Le temps de la lecture touche à sa fin et le groupe, assez naturellement, peut identifier le « maintenant » de ce qui lui est donné. Toutes les lumières qui lui ont été offertes au cours de l’après-midi ont fait de cette lecture, pour le groupe, un temps de noces qui régale les lecteurs/intendants, qui les établit dans une parole de louange, et qui… réjouit le marié. Dans une grande liberté, ils se sont risqués à lire pour le « bon ». Ils découvrent ainsi le parcours d’une parole qui, initiée dans un passé lointain, a pu les rejoindre malgré la distance géographique et temporelle, et les affecter. Ils observent l’ensemble d’un processus, grâce à des disciples qui, ayant vu eux-mêmes tout un processus de paroles faire signe, se sont mis un jour à parler, en position de serviteurs. Les lecteurs, observant donc cette sorte de processus au carré, peuvent ainsi, dans un ultime mouvement d’homologation, se reconnaître disciples à leur tour, entrer plus avant dans un croire à partir de la vue de la gloire paradoxale de Jésus. Ultime basculement, une lectrice en viendra à reconnaître ce profond retournement opéré en elle : elle croyait être disciple depuis toujours. Essayer de l’être, désormais, ne consistera plus seulement ni principalement à parler : mais plutôt à écouter la parole de Dieu dans les autres. Autrement dit, en écoutant la manière dont la Parole de Dieu produit l’effet de « bon » en eux.

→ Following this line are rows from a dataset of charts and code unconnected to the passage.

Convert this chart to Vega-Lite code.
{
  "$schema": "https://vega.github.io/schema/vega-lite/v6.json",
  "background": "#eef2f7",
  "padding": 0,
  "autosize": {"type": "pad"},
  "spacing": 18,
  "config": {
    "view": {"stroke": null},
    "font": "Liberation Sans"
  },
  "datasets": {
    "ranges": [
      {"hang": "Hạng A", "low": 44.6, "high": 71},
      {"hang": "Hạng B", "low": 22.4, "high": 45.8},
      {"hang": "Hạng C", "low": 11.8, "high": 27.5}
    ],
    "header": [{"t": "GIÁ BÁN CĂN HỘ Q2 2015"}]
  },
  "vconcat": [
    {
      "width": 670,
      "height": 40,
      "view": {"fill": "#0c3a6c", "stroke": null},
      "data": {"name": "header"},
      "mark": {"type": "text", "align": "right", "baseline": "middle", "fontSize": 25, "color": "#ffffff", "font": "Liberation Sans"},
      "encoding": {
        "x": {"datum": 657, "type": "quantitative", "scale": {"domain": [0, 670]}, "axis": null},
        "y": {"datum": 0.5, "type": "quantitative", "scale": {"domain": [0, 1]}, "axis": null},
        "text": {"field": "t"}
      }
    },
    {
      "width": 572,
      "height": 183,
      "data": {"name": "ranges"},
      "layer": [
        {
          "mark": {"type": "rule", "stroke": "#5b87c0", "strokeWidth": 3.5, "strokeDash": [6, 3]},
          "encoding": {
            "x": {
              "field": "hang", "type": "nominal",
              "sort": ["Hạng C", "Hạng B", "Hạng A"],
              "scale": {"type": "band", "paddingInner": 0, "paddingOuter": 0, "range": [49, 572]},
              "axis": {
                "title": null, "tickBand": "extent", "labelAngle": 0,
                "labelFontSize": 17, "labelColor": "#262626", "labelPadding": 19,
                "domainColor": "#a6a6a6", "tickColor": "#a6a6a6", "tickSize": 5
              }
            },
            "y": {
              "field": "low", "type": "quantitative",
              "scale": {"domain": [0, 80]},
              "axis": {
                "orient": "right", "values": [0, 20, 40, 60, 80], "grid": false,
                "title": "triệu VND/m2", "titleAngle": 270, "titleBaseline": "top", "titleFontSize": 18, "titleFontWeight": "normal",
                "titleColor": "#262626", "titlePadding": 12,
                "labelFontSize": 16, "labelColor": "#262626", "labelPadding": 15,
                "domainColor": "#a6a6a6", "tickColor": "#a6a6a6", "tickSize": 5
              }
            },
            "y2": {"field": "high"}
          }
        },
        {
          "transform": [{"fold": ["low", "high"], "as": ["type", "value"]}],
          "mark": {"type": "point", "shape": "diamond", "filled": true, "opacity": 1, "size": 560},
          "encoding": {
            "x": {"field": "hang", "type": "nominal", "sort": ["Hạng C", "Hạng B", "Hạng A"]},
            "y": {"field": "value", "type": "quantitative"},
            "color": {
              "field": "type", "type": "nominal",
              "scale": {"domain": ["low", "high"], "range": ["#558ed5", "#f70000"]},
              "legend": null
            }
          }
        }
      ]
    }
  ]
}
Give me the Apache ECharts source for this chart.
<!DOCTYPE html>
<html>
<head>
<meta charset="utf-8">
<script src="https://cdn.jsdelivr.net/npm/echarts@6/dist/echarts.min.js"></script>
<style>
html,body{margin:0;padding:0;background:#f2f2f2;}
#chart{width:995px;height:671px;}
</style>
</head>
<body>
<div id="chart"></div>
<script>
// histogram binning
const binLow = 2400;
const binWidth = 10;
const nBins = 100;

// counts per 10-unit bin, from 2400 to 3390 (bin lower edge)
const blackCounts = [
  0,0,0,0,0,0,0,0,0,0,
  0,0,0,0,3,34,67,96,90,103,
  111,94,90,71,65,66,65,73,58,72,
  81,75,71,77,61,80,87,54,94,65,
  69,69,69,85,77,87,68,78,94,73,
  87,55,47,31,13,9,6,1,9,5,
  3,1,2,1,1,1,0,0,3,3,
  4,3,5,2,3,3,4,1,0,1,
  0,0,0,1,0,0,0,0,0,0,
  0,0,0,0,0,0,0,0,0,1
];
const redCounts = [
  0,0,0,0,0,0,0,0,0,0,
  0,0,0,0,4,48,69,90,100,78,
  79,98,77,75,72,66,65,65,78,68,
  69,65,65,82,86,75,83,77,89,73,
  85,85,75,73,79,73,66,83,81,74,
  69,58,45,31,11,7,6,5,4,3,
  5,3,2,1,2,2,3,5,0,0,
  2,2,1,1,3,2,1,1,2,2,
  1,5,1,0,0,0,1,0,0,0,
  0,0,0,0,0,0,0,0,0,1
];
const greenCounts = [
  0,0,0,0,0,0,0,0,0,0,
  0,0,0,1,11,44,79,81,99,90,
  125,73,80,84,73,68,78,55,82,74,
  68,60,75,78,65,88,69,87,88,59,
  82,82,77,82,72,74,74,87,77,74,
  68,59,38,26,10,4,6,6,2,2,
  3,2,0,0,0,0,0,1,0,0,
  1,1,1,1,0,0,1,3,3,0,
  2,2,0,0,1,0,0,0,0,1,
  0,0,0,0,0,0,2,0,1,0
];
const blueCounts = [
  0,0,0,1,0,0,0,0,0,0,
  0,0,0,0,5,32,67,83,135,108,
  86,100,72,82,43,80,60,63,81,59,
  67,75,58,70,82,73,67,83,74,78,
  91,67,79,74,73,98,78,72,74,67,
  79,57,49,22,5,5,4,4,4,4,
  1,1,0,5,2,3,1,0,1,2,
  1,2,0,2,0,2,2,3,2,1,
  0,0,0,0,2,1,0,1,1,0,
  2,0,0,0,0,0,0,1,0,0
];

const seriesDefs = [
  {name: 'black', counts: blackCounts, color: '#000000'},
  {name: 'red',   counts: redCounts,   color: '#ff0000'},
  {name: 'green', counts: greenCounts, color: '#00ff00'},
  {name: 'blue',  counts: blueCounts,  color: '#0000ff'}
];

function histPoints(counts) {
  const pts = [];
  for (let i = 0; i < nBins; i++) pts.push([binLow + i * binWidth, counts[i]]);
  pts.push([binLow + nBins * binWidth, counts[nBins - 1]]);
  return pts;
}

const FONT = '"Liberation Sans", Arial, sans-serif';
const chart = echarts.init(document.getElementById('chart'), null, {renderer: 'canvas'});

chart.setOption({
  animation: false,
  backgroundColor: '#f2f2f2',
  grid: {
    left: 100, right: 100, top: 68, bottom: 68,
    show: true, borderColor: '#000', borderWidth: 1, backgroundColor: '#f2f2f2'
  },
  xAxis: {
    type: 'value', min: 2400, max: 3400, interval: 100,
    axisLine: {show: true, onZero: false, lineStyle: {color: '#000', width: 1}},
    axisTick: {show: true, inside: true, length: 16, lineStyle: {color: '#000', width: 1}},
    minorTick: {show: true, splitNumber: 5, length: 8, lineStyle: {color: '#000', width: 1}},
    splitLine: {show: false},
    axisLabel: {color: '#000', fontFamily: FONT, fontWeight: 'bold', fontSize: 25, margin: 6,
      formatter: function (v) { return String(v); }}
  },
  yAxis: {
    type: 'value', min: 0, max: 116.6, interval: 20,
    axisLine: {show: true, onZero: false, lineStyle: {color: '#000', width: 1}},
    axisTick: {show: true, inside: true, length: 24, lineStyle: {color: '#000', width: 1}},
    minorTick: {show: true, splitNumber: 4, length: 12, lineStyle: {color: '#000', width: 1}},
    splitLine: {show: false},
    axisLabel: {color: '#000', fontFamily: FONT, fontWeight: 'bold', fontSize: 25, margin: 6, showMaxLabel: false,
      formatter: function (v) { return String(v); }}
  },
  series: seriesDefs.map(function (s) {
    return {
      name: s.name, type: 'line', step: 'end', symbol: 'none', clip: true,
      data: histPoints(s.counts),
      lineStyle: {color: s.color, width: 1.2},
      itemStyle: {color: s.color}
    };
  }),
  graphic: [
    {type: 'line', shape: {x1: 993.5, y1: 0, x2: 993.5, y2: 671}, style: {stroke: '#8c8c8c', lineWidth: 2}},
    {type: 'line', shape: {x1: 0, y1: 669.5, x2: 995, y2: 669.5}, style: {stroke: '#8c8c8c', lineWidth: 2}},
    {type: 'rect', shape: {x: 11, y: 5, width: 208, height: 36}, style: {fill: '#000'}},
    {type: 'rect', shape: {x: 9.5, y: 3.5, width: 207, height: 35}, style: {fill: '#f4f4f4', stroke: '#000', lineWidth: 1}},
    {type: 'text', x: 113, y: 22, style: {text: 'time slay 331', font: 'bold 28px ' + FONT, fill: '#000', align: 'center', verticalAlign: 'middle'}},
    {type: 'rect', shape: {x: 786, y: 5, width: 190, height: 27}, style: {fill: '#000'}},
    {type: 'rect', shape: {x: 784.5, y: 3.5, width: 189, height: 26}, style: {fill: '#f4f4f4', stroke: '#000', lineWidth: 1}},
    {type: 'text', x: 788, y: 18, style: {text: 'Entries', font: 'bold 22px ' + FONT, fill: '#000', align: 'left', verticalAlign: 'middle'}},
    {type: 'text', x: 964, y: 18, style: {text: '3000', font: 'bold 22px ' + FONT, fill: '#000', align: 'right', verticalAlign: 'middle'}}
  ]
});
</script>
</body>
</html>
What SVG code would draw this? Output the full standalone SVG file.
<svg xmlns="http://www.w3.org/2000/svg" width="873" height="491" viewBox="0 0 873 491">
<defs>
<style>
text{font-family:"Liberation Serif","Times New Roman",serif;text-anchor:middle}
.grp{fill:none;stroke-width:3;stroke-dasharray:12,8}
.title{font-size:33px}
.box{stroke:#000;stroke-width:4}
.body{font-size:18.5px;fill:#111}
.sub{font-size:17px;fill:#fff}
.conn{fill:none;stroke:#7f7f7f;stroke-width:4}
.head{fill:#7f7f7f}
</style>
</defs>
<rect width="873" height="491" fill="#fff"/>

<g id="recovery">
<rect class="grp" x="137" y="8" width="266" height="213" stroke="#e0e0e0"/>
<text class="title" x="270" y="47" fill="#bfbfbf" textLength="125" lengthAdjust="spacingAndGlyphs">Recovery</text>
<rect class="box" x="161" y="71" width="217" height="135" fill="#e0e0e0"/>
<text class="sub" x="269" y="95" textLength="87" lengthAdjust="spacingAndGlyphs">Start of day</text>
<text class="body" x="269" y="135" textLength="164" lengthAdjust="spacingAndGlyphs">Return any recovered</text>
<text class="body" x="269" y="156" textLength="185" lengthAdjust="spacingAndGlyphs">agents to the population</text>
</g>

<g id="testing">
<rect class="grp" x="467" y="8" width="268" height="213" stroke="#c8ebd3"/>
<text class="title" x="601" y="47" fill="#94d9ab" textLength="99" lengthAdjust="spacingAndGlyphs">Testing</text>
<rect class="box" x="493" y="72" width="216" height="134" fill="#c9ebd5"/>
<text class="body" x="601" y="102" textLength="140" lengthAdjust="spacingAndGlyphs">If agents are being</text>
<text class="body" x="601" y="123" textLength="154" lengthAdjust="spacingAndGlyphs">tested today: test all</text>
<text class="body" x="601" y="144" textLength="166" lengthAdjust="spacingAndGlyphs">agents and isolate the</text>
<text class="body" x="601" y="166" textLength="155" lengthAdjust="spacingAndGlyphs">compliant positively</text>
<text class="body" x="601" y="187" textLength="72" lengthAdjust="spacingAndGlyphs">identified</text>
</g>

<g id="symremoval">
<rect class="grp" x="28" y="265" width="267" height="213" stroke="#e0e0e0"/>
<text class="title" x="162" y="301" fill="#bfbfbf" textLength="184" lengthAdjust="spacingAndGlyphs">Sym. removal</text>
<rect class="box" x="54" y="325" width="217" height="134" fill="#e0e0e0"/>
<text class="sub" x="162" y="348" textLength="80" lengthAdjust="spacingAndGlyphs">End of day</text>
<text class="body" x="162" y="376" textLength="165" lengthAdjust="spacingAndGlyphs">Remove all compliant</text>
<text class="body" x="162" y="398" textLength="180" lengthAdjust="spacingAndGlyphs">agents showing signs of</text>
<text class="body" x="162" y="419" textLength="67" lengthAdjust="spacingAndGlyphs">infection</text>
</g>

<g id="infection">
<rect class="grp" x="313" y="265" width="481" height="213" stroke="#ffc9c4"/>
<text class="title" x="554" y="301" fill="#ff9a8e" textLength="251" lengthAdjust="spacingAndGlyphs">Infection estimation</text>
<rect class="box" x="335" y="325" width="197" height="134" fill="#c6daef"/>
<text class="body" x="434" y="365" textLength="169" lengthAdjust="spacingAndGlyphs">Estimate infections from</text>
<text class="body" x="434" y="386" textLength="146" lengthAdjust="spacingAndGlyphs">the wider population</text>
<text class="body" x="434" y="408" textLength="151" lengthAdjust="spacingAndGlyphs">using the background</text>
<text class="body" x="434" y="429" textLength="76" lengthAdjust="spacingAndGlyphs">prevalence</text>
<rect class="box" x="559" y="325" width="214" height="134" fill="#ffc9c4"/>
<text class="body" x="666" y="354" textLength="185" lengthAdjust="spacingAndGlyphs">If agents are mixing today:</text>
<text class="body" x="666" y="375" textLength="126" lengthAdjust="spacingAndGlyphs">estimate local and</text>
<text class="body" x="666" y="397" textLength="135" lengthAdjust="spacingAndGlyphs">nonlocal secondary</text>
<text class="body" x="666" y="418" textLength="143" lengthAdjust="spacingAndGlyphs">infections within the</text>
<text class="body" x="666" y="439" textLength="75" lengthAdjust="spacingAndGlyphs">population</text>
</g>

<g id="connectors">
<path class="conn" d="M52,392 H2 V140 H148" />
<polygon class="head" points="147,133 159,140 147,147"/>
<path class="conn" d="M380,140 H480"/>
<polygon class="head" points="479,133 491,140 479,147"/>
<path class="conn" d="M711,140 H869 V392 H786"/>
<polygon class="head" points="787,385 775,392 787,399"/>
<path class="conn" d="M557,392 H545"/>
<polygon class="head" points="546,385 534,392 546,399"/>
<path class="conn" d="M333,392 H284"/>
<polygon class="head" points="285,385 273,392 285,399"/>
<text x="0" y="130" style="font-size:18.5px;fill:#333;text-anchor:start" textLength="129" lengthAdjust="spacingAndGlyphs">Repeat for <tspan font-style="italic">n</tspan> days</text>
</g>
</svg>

Relecture et temps de partage
Les échanges plus libres qui caractérisent les temps de pause et les temps de partage font émerger des paroles fortes. Une lectrice qualifie la lecture sémiotique d’« expérience de pauvreté », à cause du décapage qu’elle provoque autour de représentations que les lecteurs charrient avec eux, et du sentiment de perte qu’elle suscite. Parallèlement est exprimé l’étonnement de retrouver des choses connues, de telle sorte que, pourtant, elles apparaissent comme totalement nouvelles. Le fruit de la lecture lui-même étonne et suscite l’admiration : le sentiment général est celui d’avoir abouti à un point d’arrivée commun à tous, mais tout en respectant le chemin propre parcouru par chaque lecteur. Là encore, ce qui se dégage rejoint ce dont parle le texte lui-même : l’ajustement de la parole à celui à qui elle est adressée, personnellement, mais selon un processus que tout le monde peut reconnaître ; la capacité de la parole, puis de sa lecture, d’opérer du neuf avec de l’ancien comme le débordement de la nouveauté d’un vin « bon » jailli d’une ritualité ancienne figurée par les jarres réservées aux ablutions des Juifs. Découvrir une telle connivence entre ce dont parle le texte ainsi que l’agencement de ses figures, et l’expérience concrète de lecture vécue par les lecteurs et par le groupe permet de comprendre pourquoi il est possible d’établir une telle distance avec la « réalité » dont parlerait le texte : plutôt qu’une histoire, le texte relate une « forme » de fonctionnement de la parole susceptible de se reproduire en tous lieux du temps et de l’espace. Une telle prise de distance et l’abondance de fruits que l’accueil humble de cette « forme » permet autorise, en effet, à parler de « pauvreté ».
Au groupe a été donné de vivre ce qu’il a lu, en recevant le « vin bon » gardé jusqu’au « maintenant » de cette parole venue le rejoindre. Dans son « maintenant » de lecture, il lui a été donné de reconnaître ce mécanisme de don et sa réception, ouvrant le désir de pouvoir goûter toujours à nouveau et avec le même sentiment de fraîcheur de ce vin nouveau. Puis, une fois le temps du manque accepté, provoqué par un premier temps de déconstruction, le groupe a pu construire son propre discours, traduisant dans une parole mise en abyme d’elle-même, la beauté de ce qui lui était arrivé. Comme à des disciples.